_Information provided_:

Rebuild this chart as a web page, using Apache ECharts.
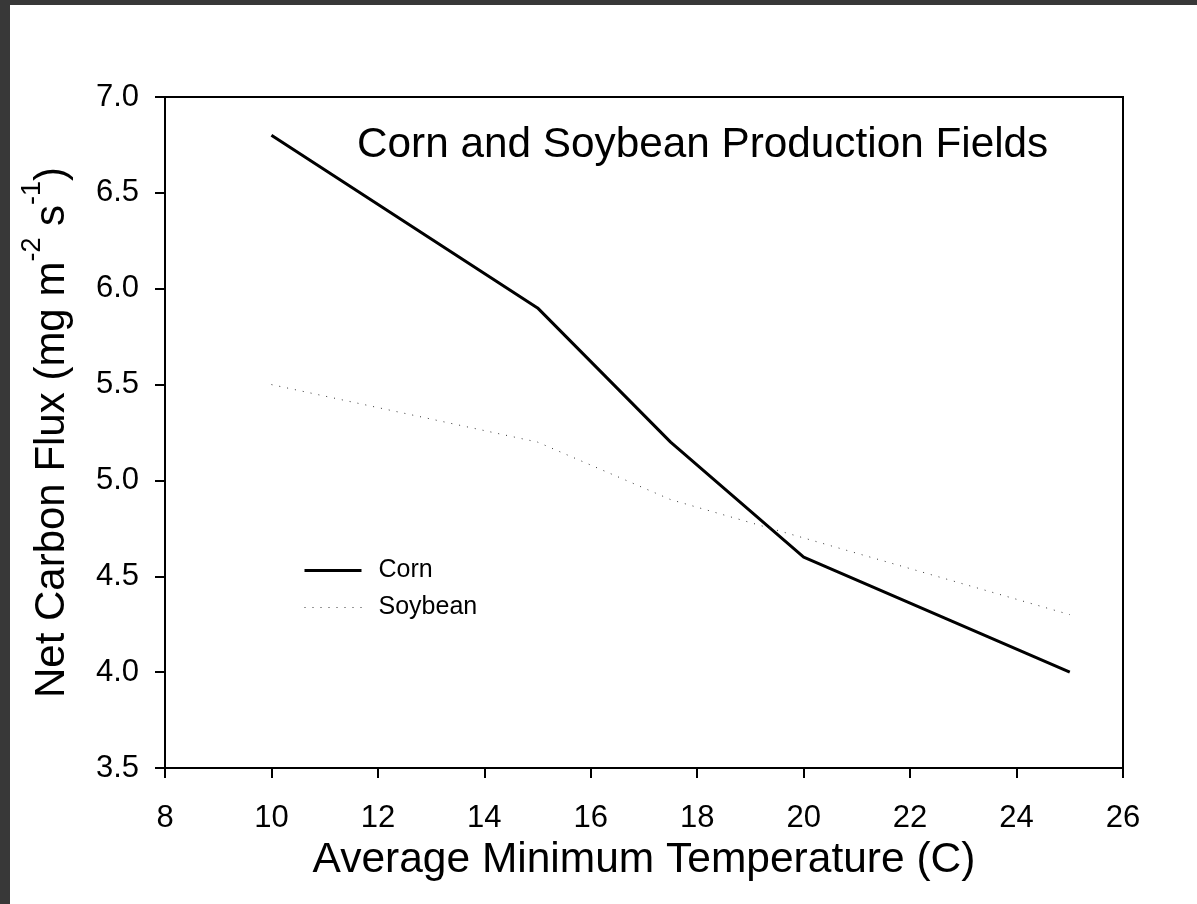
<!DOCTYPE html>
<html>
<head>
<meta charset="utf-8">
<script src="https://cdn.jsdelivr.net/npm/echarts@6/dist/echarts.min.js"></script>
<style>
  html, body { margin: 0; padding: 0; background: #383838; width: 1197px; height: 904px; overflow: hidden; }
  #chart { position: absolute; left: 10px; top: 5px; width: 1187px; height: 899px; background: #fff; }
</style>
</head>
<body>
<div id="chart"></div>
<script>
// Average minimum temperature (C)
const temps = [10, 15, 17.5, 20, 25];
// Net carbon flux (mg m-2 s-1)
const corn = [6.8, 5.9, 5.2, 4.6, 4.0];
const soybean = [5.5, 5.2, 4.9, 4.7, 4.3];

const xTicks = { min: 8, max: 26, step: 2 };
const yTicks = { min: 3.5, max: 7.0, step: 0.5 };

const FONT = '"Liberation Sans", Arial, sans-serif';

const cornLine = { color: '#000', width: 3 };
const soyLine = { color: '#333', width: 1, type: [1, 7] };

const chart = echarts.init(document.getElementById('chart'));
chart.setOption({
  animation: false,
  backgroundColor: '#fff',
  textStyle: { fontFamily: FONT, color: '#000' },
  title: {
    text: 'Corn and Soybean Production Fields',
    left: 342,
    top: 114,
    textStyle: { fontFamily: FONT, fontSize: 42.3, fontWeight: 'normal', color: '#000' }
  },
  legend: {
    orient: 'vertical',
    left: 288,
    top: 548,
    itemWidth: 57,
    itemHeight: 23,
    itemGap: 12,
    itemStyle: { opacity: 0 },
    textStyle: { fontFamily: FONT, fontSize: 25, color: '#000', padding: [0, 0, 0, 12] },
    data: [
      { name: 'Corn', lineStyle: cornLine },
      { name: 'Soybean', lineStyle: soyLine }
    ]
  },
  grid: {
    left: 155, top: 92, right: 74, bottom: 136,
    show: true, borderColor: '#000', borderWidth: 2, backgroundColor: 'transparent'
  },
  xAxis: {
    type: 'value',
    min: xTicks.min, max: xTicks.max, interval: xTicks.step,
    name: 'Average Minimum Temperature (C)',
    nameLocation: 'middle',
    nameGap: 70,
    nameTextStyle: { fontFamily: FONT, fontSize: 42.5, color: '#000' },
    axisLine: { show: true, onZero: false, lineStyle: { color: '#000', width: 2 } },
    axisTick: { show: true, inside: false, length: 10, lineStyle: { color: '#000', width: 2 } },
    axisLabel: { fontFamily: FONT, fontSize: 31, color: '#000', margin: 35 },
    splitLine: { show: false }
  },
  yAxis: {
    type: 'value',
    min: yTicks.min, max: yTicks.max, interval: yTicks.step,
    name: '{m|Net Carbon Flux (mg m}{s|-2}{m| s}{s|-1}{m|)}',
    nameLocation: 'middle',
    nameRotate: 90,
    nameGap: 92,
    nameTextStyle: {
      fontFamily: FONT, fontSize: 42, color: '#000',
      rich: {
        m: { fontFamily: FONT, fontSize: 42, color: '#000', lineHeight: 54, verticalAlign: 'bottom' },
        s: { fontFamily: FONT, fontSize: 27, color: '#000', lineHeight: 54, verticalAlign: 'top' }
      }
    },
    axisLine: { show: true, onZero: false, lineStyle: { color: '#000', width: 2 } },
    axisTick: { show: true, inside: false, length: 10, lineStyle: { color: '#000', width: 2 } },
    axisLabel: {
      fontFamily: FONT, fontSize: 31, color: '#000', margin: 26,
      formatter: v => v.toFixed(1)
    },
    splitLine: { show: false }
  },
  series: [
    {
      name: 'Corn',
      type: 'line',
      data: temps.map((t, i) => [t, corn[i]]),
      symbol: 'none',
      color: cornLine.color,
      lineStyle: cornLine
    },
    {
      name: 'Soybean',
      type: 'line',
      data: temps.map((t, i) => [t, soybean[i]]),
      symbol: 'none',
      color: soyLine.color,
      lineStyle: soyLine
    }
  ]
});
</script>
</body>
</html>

...

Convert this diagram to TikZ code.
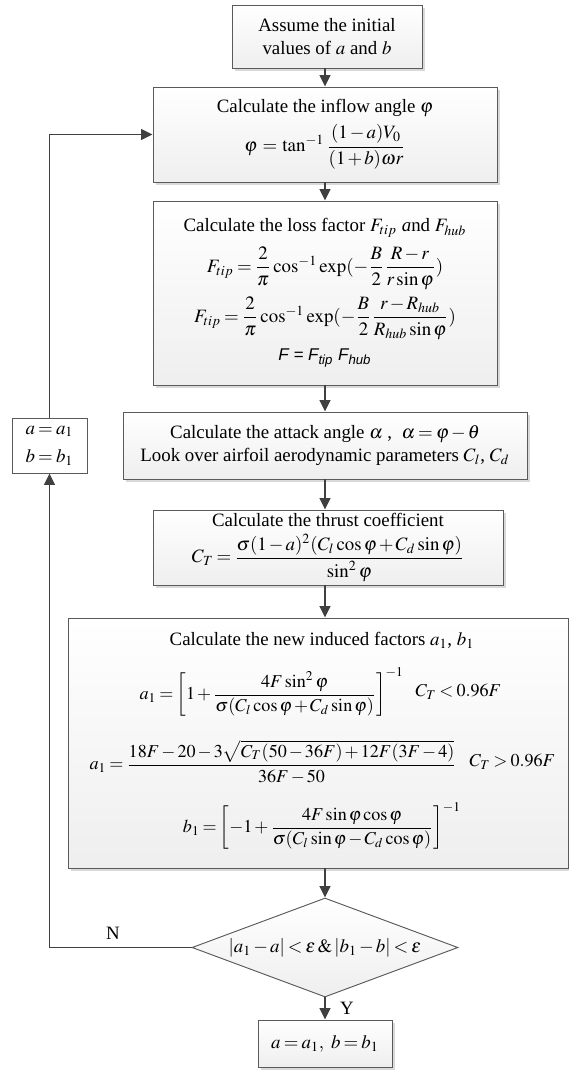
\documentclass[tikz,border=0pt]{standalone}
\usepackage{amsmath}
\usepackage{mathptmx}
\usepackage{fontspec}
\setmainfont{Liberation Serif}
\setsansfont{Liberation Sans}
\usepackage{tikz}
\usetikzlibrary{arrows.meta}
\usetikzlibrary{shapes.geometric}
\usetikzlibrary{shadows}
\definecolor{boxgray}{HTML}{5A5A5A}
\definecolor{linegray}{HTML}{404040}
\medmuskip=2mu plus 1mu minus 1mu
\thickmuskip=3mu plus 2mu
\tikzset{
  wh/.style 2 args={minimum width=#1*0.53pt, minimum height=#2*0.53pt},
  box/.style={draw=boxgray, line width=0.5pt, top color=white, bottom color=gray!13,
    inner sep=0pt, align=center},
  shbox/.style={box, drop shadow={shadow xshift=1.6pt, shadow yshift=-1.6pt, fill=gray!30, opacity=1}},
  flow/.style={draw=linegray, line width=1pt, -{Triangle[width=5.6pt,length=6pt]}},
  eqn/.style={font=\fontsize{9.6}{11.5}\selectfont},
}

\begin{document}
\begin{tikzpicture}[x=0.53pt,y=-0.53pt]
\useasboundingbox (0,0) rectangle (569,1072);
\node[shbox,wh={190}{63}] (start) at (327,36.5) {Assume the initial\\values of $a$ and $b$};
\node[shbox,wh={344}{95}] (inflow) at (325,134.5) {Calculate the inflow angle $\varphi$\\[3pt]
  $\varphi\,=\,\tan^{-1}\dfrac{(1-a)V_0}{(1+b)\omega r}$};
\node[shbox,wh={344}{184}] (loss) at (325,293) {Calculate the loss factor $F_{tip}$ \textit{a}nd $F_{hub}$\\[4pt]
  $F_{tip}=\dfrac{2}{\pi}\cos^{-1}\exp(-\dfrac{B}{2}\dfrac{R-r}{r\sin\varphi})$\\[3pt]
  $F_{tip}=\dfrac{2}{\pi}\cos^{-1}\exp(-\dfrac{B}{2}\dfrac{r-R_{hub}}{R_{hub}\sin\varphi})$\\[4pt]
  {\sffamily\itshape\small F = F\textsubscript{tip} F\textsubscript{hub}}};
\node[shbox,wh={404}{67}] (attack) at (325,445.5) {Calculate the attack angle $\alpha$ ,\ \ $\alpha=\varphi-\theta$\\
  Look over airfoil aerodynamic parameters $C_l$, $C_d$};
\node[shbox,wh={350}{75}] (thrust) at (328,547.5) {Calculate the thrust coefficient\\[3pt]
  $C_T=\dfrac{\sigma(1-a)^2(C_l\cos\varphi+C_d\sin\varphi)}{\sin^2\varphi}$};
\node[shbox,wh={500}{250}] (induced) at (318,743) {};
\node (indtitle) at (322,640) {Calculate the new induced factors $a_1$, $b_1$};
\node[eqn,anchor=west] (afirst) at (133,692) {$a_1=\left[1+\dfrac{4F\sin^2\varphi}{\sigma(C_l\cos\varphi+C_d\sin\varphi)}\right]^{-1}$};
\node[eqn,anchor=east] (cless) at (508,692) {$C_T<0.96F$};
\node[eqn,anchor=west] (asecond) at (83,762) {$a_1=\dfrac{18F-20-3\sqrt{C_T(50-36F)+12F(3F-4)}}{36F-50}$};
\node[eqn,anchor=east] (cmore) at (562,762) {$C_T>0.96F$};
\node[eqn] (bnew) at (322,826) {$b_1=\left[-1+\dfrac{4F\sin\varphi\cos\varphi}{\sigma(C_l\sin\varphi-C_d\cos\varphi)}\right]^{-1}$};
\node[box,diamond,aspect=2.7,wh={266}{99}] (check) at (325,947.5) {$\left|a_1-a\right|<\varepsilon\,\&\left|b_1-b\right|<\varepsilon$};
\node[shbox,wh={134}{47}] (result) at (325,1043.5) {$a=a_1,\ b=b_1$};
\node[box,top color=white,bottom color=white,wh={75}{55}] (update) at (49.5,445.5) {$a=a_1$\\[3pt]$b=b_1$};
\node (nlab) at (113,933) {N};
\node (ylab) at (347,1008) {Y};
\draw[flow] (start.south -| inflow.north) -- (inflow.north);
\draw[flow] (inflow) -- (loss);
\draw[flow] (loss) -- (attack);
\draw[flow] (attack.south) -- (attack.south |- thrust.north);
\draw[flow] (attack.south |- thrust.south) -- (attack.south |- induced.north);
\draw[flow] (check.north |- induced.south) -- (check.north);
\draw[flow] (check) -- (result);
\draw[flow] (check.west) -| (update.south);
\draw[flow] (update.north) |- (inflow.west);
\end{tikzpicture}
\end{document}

--

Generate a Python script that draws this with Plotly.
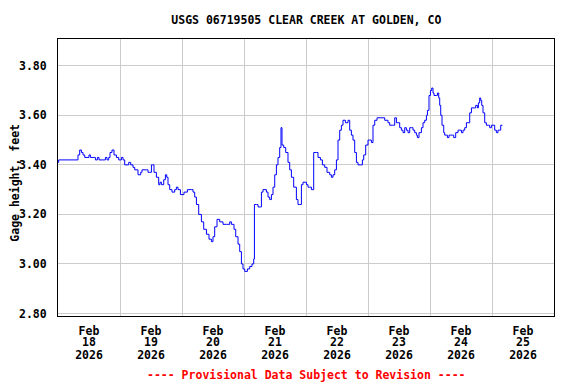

_What is required_:
Beginning with the line above that contains "Rebuild this chart" and ending with the line that contains "type: [1, 7]", quote each line exactly, keeping out the pictures.

_Written solution_:
Rebuild this chart as a web page, using Apache ECharts.
<!DOCTYPE html>
<html>
<head>
<meta charset="utf-8">
<script src="https://cdn.jsdelivr.net/npm/echarts@6/dist/echarts.min.js"></script>
<style>
  html, body { margin: 0; padding: 0; background: #383838; width: 1197px; height: 904px; overflow: hidden; }
  #chart { position: absolute; left: 10px; top: 5px; width: 1187px; height: 899px; background: #fff; }
</style>
</head>
<body>
<div id="chart"></div>
<script>
// Average minimum temperature (C)
const temps = [10, 15, 17.5, 20, 25];
// Net carbon flux (mg m-2 s-1)
const corn = [6.8, 5.9, 5.2, 4.6, 4.0];
const soybean = [5.5, 5.2, 4.9, 4.7, 4.3];

const xTicks = { min: 8, max: 26, step: 2 };
const yTicks = { min: 3.5, max: 7.0, step: 0.5 };

const FONT = '"Liberation Sans", Arial, sans-serif';

const cornLine = { color: '#000', width: 3 };
const soyLine = { color: '#333', width: 1, type: [1, 7] };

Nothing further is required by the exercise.